In particular, the realisation has firmly taken hold that mainly Asian and Middle Eastern sovereign wealth funds ((SWFs)) have become a potential provider of capital to the US and European financial systems. However, the extent to which they can realise this potential hinges partly on the level of protectionism they encounter from Western governments.

OxAn says many Western governments seem to have concluded that the legislative frameworks they already had in place will be sufficient for monitoring and, if necessary, rejecting SWF investments.

Meanwhile, many SWFs appear to have been waiting both for financial markets to stabilise and for clarity about Western governments’ responses to SWFs, before seeking more high-profile, substantial stakes.  This phase may partly culminate with the release of the set of voluntary principles that have been drafted by the IMF, which will be presented at the IMF/World Bank Annual Meetings in Washington on October 6-13.

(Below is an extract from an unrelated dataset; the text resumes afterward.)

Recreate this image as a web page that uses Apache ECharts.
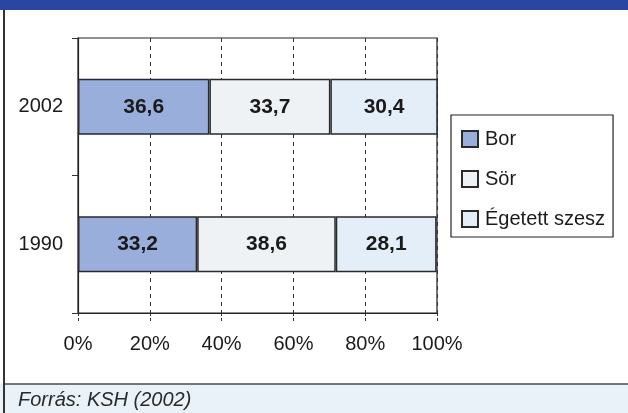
<!DOCTYPE html>
<html>
<head>
<meta charset="utf-8">
<script src="https://cdn.jsdelivr.net/npm/echarts@6/dist/echarts.min.js"></script>
<style>
  html, body { margin: 0; padding: 0; background: #fff; }
  #chart { width: 628px; height: 413px; }
</style>
</head>
<body>
<div id="chart"></div>
<script>
// Alkoholfogyasztás összetétele (%)
const years = ['1990', '2002'];
const seriesNames = ['Bor', 'Sör', 'Égetett szesz'];
const bor = [33.2, 36.6];
const sor = [38.6, 33.7];
const szesz = [28.1, 30.4];
const xTicks = [0, 20, 40, 60, 80, 100];
const source = 'Forrás: KSH (2002)';

const colors = ['#9aaedc', '#eef2f5', '#e3eef8'];
const values = [bor, sor, szesz];
const font = 'Liberation Sans, Arial, sans-serif';

const chart = echarts.init(document.getElementById('chart'), null, { renderer: 'canvas' });

const series = seriesNames.map((name, i) => ({
  name,
  type: 'bar',
  stack: 'total',
  barWidth: 56,
  data: values[i],
  itemStyle: { color: colors[i], borderColor: '#2a2a2a', borderWidth: 1.5 },
  label: {
    show: true,
    position: 'inside',
    fontFamily: font,
    fontSize: 21,
    fontWeight: 'bold',
    color: '#1a1a1a',
    formatter: p => String(p.value).replace('.', ',')
  }
}));

chart.setOption({
  animation: false,
  backgroundColor: '#ffffff',
  grid: {
    left: 78, right: 191, top: 38, height: 275,
    show: true, borderColor: '#222', borderWidth: 1.2, backgroundColor: 'transparent'
  },
  xAxis: {
    type: 'value',
    min: xTicks[0],
    max: xTicks[xTicks.length - 1],
    interval: 20,
    axisLine: { show: true, lineStyle: { color: '#222', width: 1.2 } },
    axisTick: { show: true, length: 8, lineStyle: { color: '#333', width: 1, type: [3, 2] } },
    axisLabel: {
      margin: 21, fontFamily: font, fontSize: 20, color: '#1a1a1a',
      formatter: '{value}%'
    },
    splitLine: { show: true, lineStyle: { color: '#333', width: 1, type: [4, 4] } }
  },
  yAxis: {
    type: 'category',
    data: years,
    axisLine: { show: true, lineStyle: { color: '#222', width: 1.2 } },
    axisTick: { show: true, length: 6, lineStyle: { color: '#333' } },
    axisLabel: { margin: 15, fontFamily: font, fontSize: 20, color: '#1a1a1a' },
    splitLine: { show: false }
  },
  legend: {
    orient: 'vertical',
    left: 451,
    top: 115,
    data: seriesNames,
    icon: 'rect',
    itemWidth: 16,
    itemHeight: 16,
    itemGap: 20,
    padding: [14, 8, 8, 10],
    borderColor: '#222',
    borderWidth: 1.2,
    textStyle: { fontFamily: font, fontSize: 20, color: '#1a1a1a', padding: [0, 0, 0, 2] }
  },
  graphic: [
    { type: 'rect', shape: { x: 0, y: 0, width: 628, height: 10 }, style: { fill: '#2b45a3' }, z: 10 },
    { type: 'rect', shape: { x: 0, y: 384, width: 628, height: 29 }, style: { fill: '#e9f2f8' }, z: 1 },
    { type: 'line', shape: { x1: 4, y1: 384, x2: 628, y2: 384 }, style: { stroke: '#4a4a4a', lineWidth: 1.5 }, z: 10 },
    { type: 'line', shape: { x1: 4, y1: 10, x2: 4, y2: 413 }, style: { stroke: '#333', lineWidth: 2 }, z: 10 },
    {
      type: 'text', left: 18, top: 390, z: 10,
      style: { text: source, fontFamily: font, fontSize: 20, fontStyle: 'italic', fill: '#2a2a2a' }
    }
  ],
  series
});
</script>
</body>
</html>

However, the foreign investment activities of China’s State Administration of Foreign Exchange (SAFE), a branch of the People’s Bank of China, are bringing an additional dimension to the global debate on SWFs:

  • Potentially, SAFE may have access to a significant part of China’s approximate 1.8 trillion dollars of foreign exchange reserves to invest in equities. It has been suggested that SAFE’s equity investments abroad may already amount to close to 100 billion dollars.
  • SAFE has taken stakes of about 1% in some multinational companies, including BP and Total.
  • According to media reports, SAFE — whose investment activities are very non-transparent — has also been investing internationally via opaque subsidiaries.

However, structurally SAFE is not a SWF, so there is a risk that the forthcoming IMF principles may not be easily applicable to it, OxAn says. If they are not, this will clearly diminish the principles’ overall ability to catalyse change.

This will also demonstrate to other SWF-owning governments that pressure for adherence to the principles can be avoided by channelling investments through vehicles other than SWFs.

Even if the IMF principles are applicable to non-SWF investment vehicles, the cultural and operational changes required for SAFE to become adherent to the principles are likely to be so significant that such changes would, at best, take a long time.